Brief items
The current 2.6 prepatch remains 2.6.16-rc1. Linus has been busily
merging patches, however, with the apparent aim of releasing -rc2
immediately after this article is published. 2.6.16-rc2 will contain a lot
of fixes, but it also has another set of semaphore-to-mutex conversions, a
USB driver for ET61X151 and ET61X251 camera controllers, a big Video4Linux
update, the
direct migration
patches, and various architecture updates.
The current -mm tree is 2.6.16-rc1-mm4. Recent changes
to -mm include some per-CPU variable tweaks, a representation of system CPU
topology in sysfs, and various fixes. As Andrew puts it: "Things
have been pretty quiet lately - most activity seems to be concentrated
about putting bugs into the various subsystem trees."
The current stable 2.6 release is 2.6.15.2, announced on January 30. It
includes a handful of fixes and a security patch. Expect
another update before too long, however, as a
few "box-killing bugs" are still known to exist in 2.6.15.

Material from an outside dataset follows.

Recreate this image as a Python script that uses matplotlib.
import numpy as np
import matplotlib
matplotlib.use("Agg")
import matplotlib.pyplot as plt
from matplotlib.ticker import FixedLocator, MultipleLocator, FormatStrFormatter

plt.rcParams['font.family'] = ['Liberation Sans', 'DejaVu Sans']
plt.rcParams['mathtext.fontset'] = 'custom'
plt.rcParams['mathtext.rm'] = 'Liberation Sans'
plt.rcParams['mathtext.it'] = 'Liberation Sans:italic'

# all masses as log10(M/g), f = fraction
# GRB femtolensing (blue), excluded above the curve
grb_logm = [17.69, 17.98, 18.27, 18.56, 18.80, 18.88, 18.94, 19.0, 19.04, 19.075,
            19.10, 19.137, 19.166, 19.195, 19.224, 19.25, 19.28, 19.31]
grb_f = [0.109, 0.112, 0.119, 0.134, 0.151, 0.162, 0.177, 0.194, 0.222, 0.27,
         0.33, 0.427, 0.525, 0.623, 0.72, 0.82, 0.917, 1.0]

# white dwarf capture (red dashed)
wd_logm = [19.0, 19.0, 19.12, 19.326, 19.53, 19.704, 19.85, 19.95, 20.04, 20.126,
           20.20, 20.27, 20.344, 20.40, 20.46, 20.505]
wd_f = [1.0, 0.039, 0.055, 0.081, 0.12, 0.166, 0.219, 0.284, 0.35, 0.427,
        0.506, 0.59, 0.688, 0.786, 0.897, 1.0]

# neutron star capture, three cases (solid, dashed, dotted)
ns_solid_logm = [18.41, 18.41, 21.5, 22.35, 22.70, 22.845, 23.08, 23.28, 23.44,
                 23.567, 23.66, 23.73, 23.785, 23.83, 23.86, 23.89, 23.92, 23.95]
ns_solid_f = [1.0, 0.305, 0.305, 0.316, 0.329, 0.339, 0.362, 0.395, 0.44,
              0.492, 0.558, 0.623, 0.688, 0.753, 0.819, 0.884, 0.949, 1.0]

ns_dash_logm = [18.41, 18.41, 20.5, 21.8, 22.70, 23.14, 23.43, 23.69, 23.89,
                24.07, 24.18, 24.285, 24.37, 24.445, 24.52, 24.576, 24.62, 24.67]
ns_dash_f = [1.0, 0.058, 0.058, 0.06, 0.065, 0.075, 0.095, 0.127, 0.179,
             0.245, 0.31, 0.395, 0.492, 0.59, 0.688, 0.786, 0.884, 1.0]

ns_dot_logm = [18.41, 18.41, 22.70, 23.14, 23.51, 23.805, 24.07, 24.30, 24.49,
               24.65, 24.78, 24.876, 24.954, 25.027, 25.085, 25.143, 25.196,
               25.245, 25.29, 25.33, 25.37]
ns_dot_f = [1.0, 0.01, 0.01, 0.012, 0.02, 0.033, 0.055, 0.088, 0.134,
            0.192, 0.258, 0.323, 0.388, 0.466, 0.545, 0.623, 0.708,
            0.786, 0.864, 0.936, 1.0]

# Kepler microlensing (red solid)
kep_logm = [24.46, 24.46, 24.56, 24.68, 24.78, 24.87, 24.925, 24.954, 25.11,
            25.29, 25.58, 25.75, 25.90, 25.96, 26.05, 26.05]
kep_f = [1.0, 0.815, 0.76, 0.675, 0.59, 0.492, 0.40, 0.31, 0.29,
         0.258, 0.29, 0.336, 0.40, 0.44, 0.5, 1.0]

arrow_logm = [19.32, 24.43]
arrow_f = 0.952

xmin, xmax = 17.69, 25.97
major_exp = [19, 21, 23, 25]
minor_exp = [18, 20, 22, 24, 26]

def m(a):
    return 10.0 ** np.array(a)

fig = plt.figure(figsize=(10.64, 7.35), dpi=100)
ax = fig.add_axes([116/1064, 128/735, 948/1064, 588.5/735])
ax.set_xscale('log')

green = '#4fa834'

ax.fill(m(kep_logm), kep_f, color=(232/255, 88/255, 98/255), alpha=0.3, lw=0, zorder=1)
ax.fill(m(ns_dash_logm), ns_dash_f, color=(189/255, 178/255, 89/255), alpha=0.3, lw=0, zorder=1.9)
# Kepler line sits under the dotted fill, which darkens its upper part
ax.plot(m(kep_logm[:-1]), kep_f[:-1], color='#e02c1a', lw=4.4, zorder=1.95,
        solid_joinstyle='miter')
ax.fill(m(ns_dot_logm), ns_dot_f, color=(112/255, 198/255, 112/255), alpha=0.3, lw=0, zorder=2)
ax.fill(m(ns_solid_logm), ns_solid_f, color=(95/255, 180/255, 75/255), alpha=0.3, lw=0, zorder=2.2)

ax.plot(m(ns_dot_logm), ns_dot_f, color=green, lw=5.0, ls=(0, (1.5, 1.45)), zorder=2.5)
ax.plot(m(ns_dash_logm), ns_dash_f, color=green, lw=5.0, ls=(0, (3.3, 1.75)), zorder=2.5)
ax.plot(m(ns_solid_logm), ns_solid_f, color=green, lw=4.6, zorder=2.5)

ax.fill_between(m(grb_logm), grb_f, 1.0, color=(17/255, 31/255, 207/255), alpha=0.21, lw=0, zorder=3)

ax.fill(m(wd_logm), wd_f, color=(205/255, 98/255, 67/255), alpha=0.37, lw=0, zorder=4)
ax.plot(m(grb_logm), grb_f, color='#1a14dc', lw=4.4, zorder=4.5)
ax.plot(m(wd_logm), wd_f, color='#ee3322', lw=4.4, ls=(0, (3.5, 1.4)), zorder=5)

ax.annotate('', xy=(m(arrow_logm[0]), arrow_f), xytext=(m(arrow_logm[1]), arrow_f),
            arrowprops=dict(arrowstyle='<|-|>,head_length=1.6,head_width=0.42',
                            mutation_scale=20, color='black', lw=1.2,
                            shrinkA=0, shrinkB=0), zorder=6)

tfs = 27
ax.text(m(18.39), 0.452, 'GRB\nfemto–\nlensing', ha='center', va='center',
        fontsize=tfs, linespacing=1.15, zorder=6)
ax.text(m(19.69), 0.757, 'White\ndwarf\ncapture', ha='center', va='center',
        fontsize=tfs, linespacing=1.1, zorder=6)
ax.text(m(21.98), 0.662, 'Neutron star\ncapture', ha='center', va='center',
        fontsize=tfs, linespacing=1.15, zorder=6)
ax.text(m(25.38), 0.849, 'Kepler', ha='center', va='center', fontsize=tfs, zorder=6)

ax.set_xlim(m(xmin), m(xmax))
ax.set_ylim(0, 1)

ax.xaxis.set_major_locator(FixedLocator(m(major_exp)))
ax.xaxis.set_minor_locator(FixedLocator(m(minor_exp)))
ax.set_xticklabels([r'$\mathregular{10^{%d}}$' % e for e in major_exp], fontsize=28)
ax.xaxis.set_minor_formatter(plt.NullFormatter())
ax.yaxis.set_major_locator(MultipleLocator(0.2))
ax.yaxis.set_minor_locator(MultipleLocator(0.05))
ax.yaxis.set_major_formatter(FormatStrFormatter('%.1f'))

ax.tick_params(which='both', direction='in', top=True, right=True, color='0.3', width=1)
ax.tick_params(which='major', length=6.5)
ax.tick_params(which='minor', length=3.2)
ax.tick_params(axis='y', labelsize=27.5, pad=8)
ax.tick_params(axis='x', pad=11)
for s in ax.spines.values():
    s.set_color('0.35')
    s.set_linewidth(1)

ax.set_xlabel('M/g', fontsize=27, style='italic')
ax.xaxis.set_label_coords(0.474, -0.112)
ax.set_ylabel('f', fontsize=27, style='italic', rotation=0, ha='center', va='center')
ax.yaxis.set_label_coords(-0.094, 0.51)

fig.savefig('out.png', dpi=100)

The stable kernel team has recently agreed to continue support for the
previous kernel for a little longer. The result is 2.6.14.7, with a handful of important fixes.
Comments (2 posted)
Kernel development news
The Linux networking stack isn't broken. The people who take care
of the stack know what they're doing & do good work. Based on all
the measurements I'm aware of, Linux has the fastest & most
complete stack of any OS.
-- Van Jacobson's linux.conf.au slides
To do this stuff right you want networking experts (not UNIX
interface standards experts) to come up with how to do things,
because folks like POSIX are going to make a rocking implementation
next to impossible.
Only folks like Van Jacobson can take us out of the myopic view we
currently have of how networking receive is done.
-- David Miller
Comments (none posted)
A group of kernel developers has been working for some time to try to help OSDL improve its interactions with the development and vendor communities. The result was a set of proposals presented to the OSDL board. Greg Kroah-Hartman has now
published a summary of the proposals and noted that the OSDL board has agreed to implement the full set. "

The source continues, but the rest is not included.